The ILIA classifies Indiana Limestone into two colors and four grades based on granular texture and other natural characteristics. When specifying Indiana Limestone it is necessary to identify both the color and grade required as well as the surface finish to be applied to the stone.

Limestone Color Classification

Color Descriptions

Buff — varies from a light creamy shade to a brownish buff.
Gray — varies from a light silvery gray to shades of bluish gray.

Grade Descriptions

The ILIA classifications are based on the degree of fineness of the grain particles and other natural characteristics which make up the stone. The structural soundness of each of the grades is essentially identical.

# Grade Description
1 Select Fine to average-grained stone having a controlled minimum of the above characteristics.
2 Standard Fine to moderately large-grained stone permitting an average amount of the above characteristics.
3 Rustic Fine to very coarse-grained stone permitting an above-average amount of the above characteristics.
4 Variegated An unselected mixture of grades 1 through 3 permitting both the buff and gray colors.

Limestone Features:

As a natural product, Indiana Limestone contains at least a few distinguishable calcite streaks or spots, fossils or shelly formations, pit holes, reedy formations, open texture streaks, honeycomb formations, iron spots, travertine-like formations and grain formation changes. However, through the years, one of the pleasing features of Indiana Limestone which has made it adaptable to the various architectural styles is that, as these do not exist in large, noticeable concentrations from stone to stone, one piece looks very similar to another with no discernible pattern of these natural characteristics. For this reason, Indiana Limestone does not lend itself to pattern blending as do stones which have characteristics such as specifically pronounced veining which exists from stone to stone.

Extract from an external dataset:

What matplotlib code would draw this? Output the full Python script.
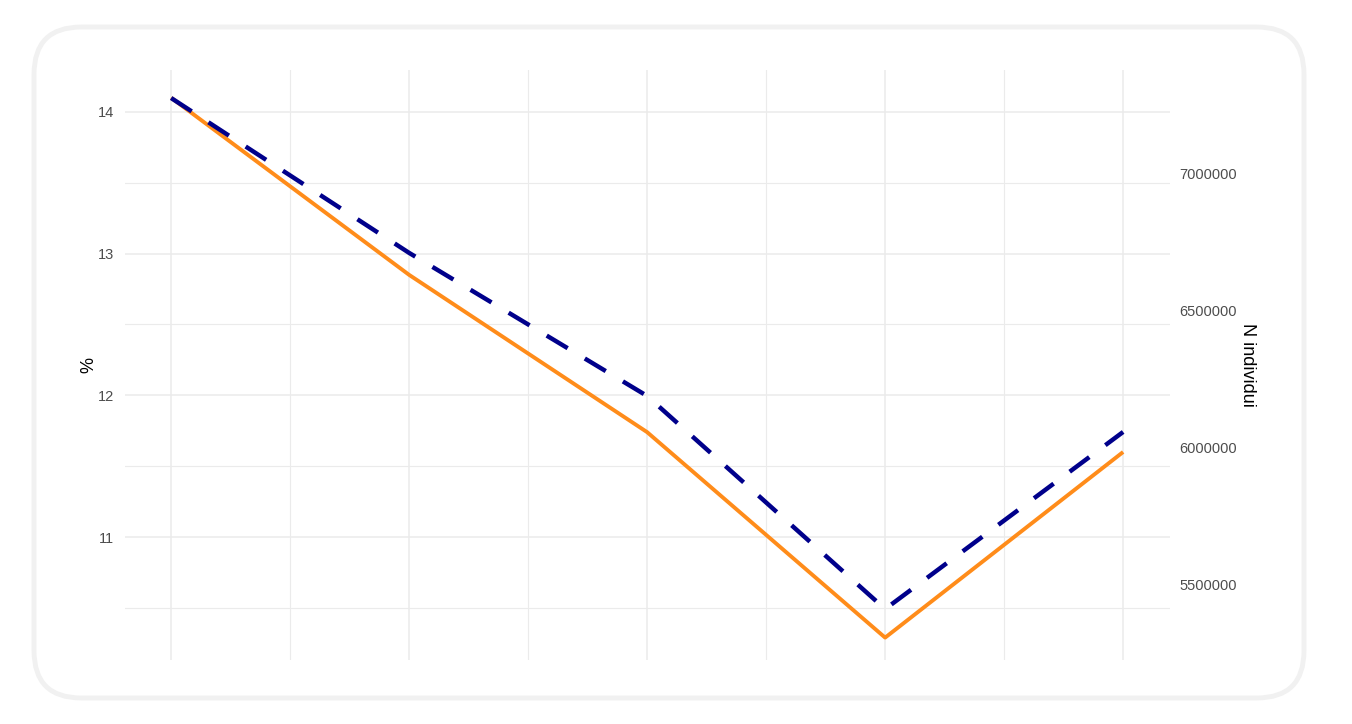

  1. It is advisable that all stone for each project be furnished from a single quarry. This should result in the best possible color control.
  2. Variegated stone will contain an uncertain percentage of the individual stones containing both colors while other stones may be all buff or all gray. When both colors occur within a single stone, the dividing line is usually readily discernible, and may be horizontal, vertical, diagonal and/or curved. The degree of contrast between the two colors, whether they appear in a single stone or in stones of solid individual colors, may be readily apparent or nearly indiscernible. Neither fabricator nor erector will attempt to control the location in the building of panels or individual stones according to their natural variations of color or texture.
  3. Since it is impossible to show all natural characteristics by sample, the approval sample should be used only as a general guide to final building appearance. Characteristics noticeable at arm’s length will appear differently when viewed in the building at normal distance.
  4. As stone sizes increase, GRADE selectivity decreases until it may no longer be possible to classify select or standard grades according to ILIA Classifications. Color, stone size and project size thus become the governing criteria. Designers and specifiers are urged to consult ILIA or its member companies for specific current information.
  5. Large-scale samples, including sample walls (mockups) complete with connections and joint closures, can be helpful in selecting stone color and quality. These constructions should be preplanned and included in bid specifications where their additional expense is warranted.